> [WORK INSTRUCTIONS]:
Select every line containing the word "this" from the material, and copy those lines.

> [TASK MATERIAL]:
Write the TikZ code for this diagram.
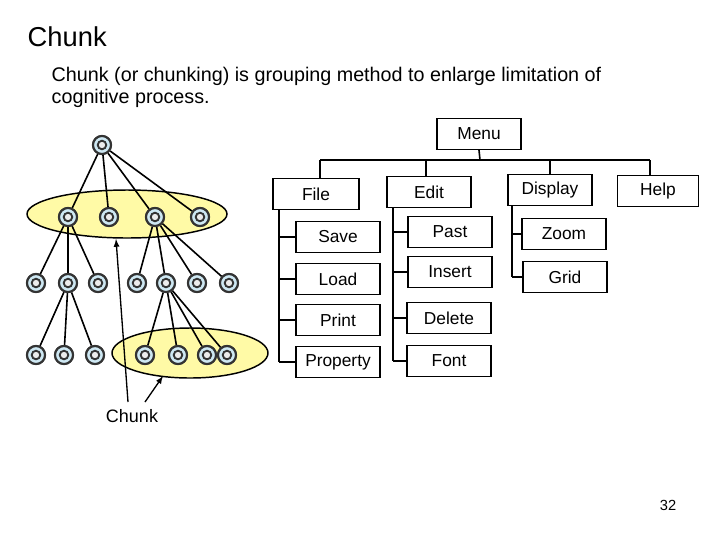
\documentclass[tikz,border=0pt]{standalone}
\usepackage{fontspec}
\setmainfont{Liberation Sans}
\begin{document}
\begin{tikzpicture}[x=0.75pt,y=-0.75pt,
  box/.style={draw,line width=1.1pt,minimum width=63pt,minimum height=23pt,inner sep=0pt,font=\fontsize{13}{15}\selectfont},
  nd/.style={circle,draw=black!80,line width=1.6pt,fill=gray!35!cyan!25,minimum size=13.5pt,inner sep=0pt,
    path picture={\draw[line width=1.4pt,fill=gray!15] (path picture bounding box.center) circle (3.2pt);}},
  ln/.style={line width=1.2pt},
  chk/.style={draw=black,line width=1.1pt,fill=yellow!35},
  arr/.style={-latex,line width=1pt}]
\useasboundingbox (0,0) rectangle (720,540);
\node[anchor=west,font=\fontsize{20.5}{22}\selectfont] (title) at (23,37) {Chunk};
\node[anchor=west,font=\fontsize{14.8}{17}\selectfont] (p1) at (47,76) {Chunk (or chunking) is grouping method to enlarge limitation of};
\node[anchor=west,font=\fontsize{14.8}{17}\selectfont] (p2) at (47,98) {cognitive process.};
% chunks
\draw[chk] (127,214) ellipse (100 and 24);
\draw[chk] (190,353) ellipse (78 and 25);
% tree nodes
\node[nd] (r) at (102,145) {};
\foreach \x [count=\i] in {68,109,155,200} \node[nd] (a\i) at (\x,217) {};
\foreach \x [count=\i] in {36,68,98,137,166,197,229} \node[nd] (b\i) at (\x,283) {};
\foreach \x [count=\i] in {36,64,95,145,178,207,227} \node[nd] (c\i) at (\x,355) {};
\foreach \i in {1,...,4} \draw[ln] (r) -- (a\i);
\foreach \i in {1,2,3} \draw[ln] (a1) -- (b\i);
\foreach \i in {4,...,7} \draw[ln] (a3) -- (b\i);
\foreach \i in {1,2,3} \draw[ln] (b2) -- (c\i);
\foreach \i in {4,...,7} \draw[ln] (b5) -- (c\i);
\foreach \i in {1,...,7} \node[nd] at (b\i) {};
\foreach \i in {1,...,4} \node[nd] at (a\i) {};
\foreach \i in {1,...,7} \node[nd] at (c\i) {};
\node[nd] at (r) {};
\node[font=\fontsize{13.5}{15}\selectfont] (chunk) at (132,416) {Chunk};
\coordinate (s1) at (128,402);
\coordinate (s2) at (145,402);
\coordinate (e1) at (116,239);
\coordinate (e2) at (163,376);
\draw[arr] (s1) -- (e1);
\draw[arr] (s2) -- (e2);
% menu
\node[box] (menu) at (479,134) {Menu};
\node[box,minimum width=64.5pt] (file) at (316,194) {File};
\node[box] (edit) at (429,192) {Edit};
\node[box] (disp) at (550,190) {Display};
\node[box,minimum width=61pt] (help) at (658,191) {Help};
\node[box] (save) at (338,237) {Save};
\node[box] (load) at (338,279) {Load};
\node[box] (print) at (338,320) {Print};
\node[box] (prop) at (338,362) {Property};
\node[box] (past) at (450,232) {Past};
\node[box] (ins) at (450,272) {Insert};
\node[box] (del) at (449,318) {Delete};
\node[box] (font) at (449,361) {Font};
\node[box] (zoom) at (564,234) {Zoom};
\node[box] (grid) at (565,277) {Grid};
\draw[ln] (menu.south) -- (480,160);
\draw[ln] (320,160) -- (650,160);
\draw[ln] (320,160) -- (320,178);
\draw[ln] (426,160) -- (edit.north-|426,0);
\draw[ln] (550,160) -- (disp.north);
\draw[ln] (650,160) -- (help.north-|650,0);
\draw[ln] (file.south-|279,0) -- (prop.west-|279,0);
\foreach \n in {save,load,print,prop} \draw[ln] (\n.west-|279,0) -- (\n.west);
\draw[ln] (edit.south-|393,0) -- (font.west-|393,0);
\foreach \n in {past,ins,del,font} \draw[ln] (\n.west-|393,0) -- (\n.west);
\draw[ln] (disp.south-|512,0) -- (grid.west-|512,0);
\foreach \n in {zoom,grid} \draw[ln] (\n.west-|512,0) -- (\n.west);
\node[font=\fontsize{11}{13}\selectfont] (pg) at (668,505) {32};
\end{tikzpicture}
\end{document}
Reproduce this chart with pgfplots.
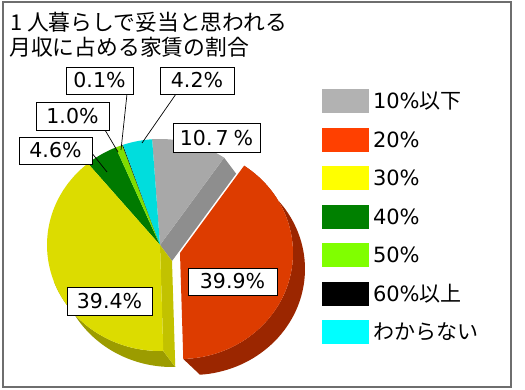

> [COMPLETE ANSWER]:
Write the TikZ code for this diagram.
Reproduce this chart with pgfplots.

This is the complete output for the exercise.